Scala - 单元测试 Column 类型的函数

Scala - unit testing a Column type function

我有一个函数 isJSON() return 比较列类型。

  def isJSON( element: Column ): Column = {
    element.contains("{") && element.contains("}")
  }

这是我通常使用它的方式,它按预期工作:

df.withColumn("is_json", isJSON( col("data") ))
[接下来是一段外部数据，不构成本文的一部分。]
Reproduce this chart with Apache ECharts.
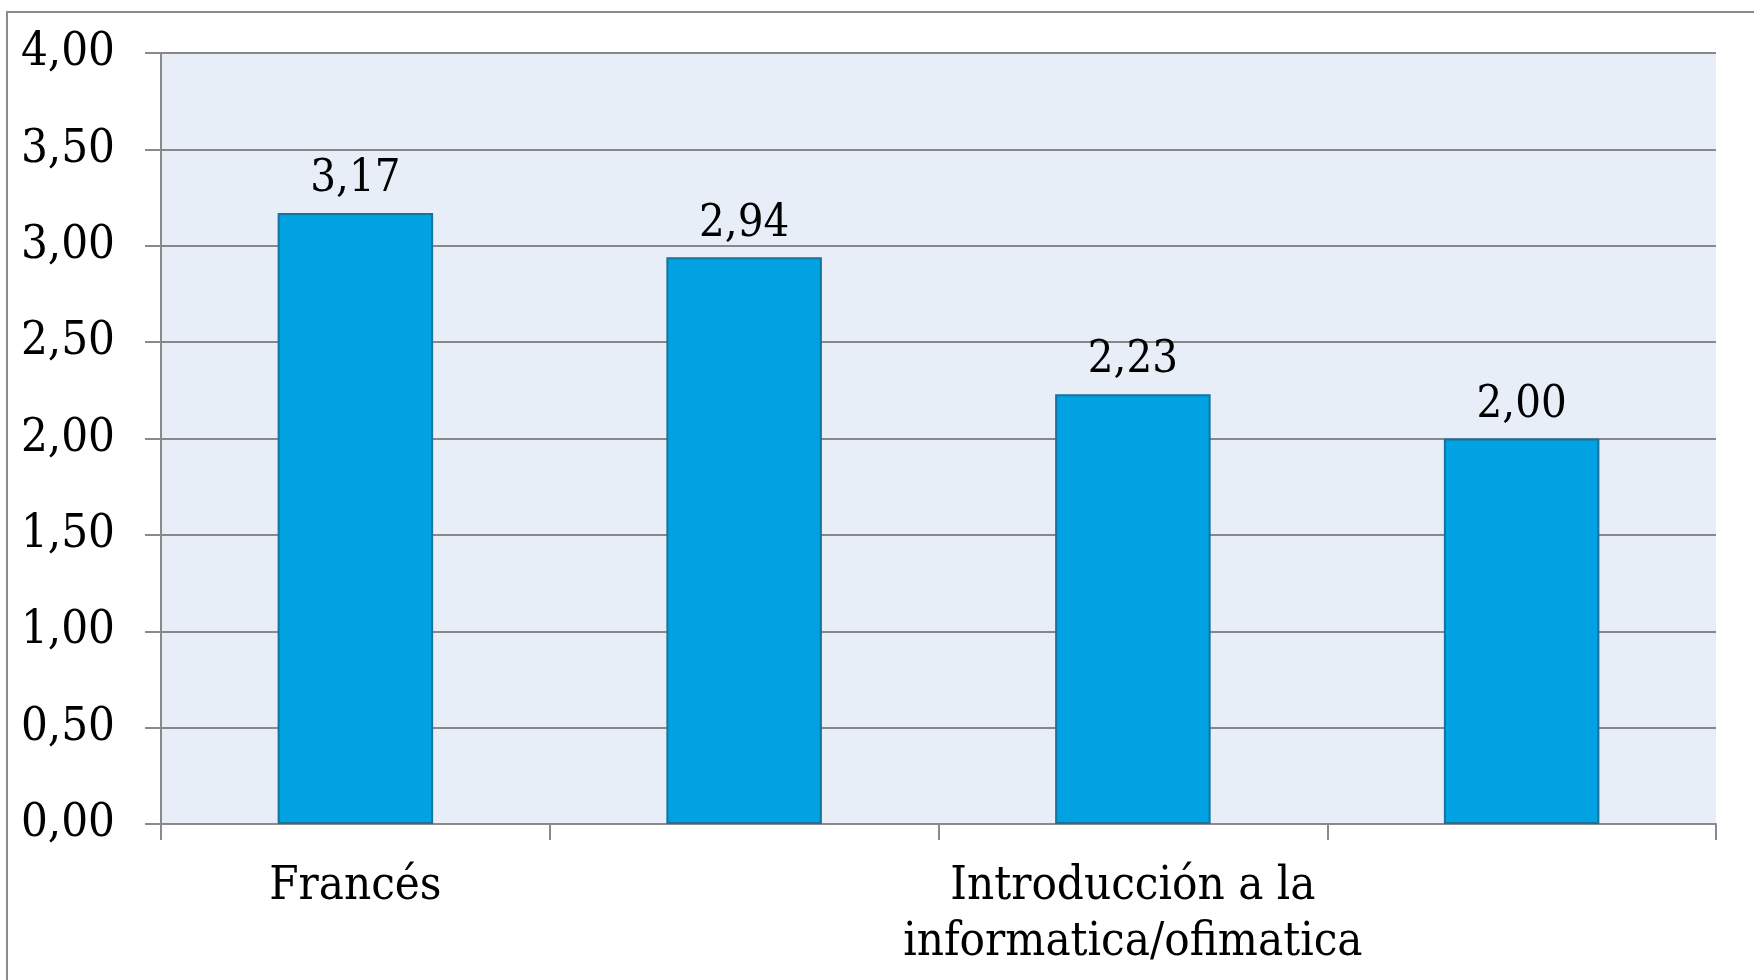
<!DOCTYPE html>
<html>
<head>
<meta charset="utf-8">
<script src="https://cdn.jsdelivr.net/npm/echarts@6/dist/echarts.min.js"></script>
<style>html,body{margin:0;padding:0;background:#fff}#c{width:1754px;height:980px}</style>
</head>
<body>
<div id="c"></div>
<script>
const categories = ["Francés", "Inglés", "Introducción a la\ninformatica/ofimatica", "Contabilidad"];
const values = [3.17, 2.94, 2.23, 2.00];
const yTicks = [0, 0.5, 1, 1.5, 2, 2.5, 3, 3.5, 4];

const fmt = v => Number(v).toFixed(2).replace('.', ',');
const font = '"DejaVu Serif Condensed", "DejaVu Serif", "Liberation Serif", serif';
const chart = echarts.init(document.getElementById('c'));
chart.setOption({
  animation: false,
  backgroundColor: '#fff',
  graphic: [{
    type: 'rect', silent: true, z: 100,
    shape: { x: 7, y: 12, width: 2000, height: 2000 },
    style: { fill: 'none', stroke: '#8c8c8c', lineWidth: 2 }
  }],
  grid: { left: 161, right: 38, top: 53, bottom: 156, show: true, backgroundColor: '#E7EEF8', borderWidth: 0 },
  xAxis: {
    type: 'category', data: categories,
    axisLine: { lineStyle: { color: '#8a8a8a', width: 2 } },
    axisTick: { show: true, interval: 0, length: 16, lineStyle: { color: '#8a8a8a', width: 2 } },
    axisLabel: { interval: 1, margin: 35, color: '#000', fontFamily: font, fontSize: 47, lineHeight: 56 }
  },
  yAxis: {
    type: 'value', min: yTicks[0], max: yTicks[yTicks.length - 1], interval: 0.5,
    axisLine: { show: true, lineStyle: { color: '#8a8a8a', width: 2 } },
    axisTick: { show: true, length: 16, lineStyle: { color: '#8a8a8a', width: 2 } },
    splitLine: { lineStyle: { color: '#888888', width: 2 } },
    axisLabel: { margin: 46, color: '#000', fontFamily: font, fontSize: 47, formatter: fmt }
  },
  series: [{
    type: 'bar', data: values, barCategoryGap: '60%',
    itemStyle: { color: '#00A2E2', borderColor: '#16729F', borderWidth: 2 },
    label: { show: true, position: 'top', distance: 11, color: '#000', fontFamily: font, fontSize: 45, formatter: p => fmt(p.value) }
  }]
});
</script>
</body>
</html>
我正在尝试使用 FunSpec 编写单元测试,但我无法断言 Column 类型的数据。

describe("isJSON()") {
  it("should return false if data is not JSON") {
    val df = Seq( "Not a JSON" ).toDF( "data" )
    assert( isJSON( df("data") ).equals( lit( false ) ))
  }
}

单元测试错误,堆栈跟踪如下:

ScalaTestFailureLocation: com.mhedu.common.datalake.DatalakeFunSpecTest$$anonfun$$anonfun$apply$mcV$sp at (DatalakeFunSpecTest.scala:29)
org.scalatest.exceptions.TestFailedException: datalake.this.`package`.isJSON(df.apply("data")).equals(org.apache.spark.sql.functions.lit(false)) was false
    at org.scalatest.Assertions$class.newAssertionFailedException(Assertions.scala:500)
    at org.scalatest.FunSpec.newAssertionFailedException(FunSpec.scala:1626)
    at org.scalatest.Assertions$AssertionsHelper.macroAssert(Assertions.scala:466)
    at com.mhedu.common.datalake.DatalakeFunSpecTest$$anonfun$$anonfun$apply$mcV$sp.apply$mcV$sp(DatalakeFunSpecTest.scala:29)
    at com.mhedu.common.datalake.DatalakeFunSpecTest$$anonfun$$anonfun$apply$mcV$sp.apply(DatalakeFunSpecTest.scala:23)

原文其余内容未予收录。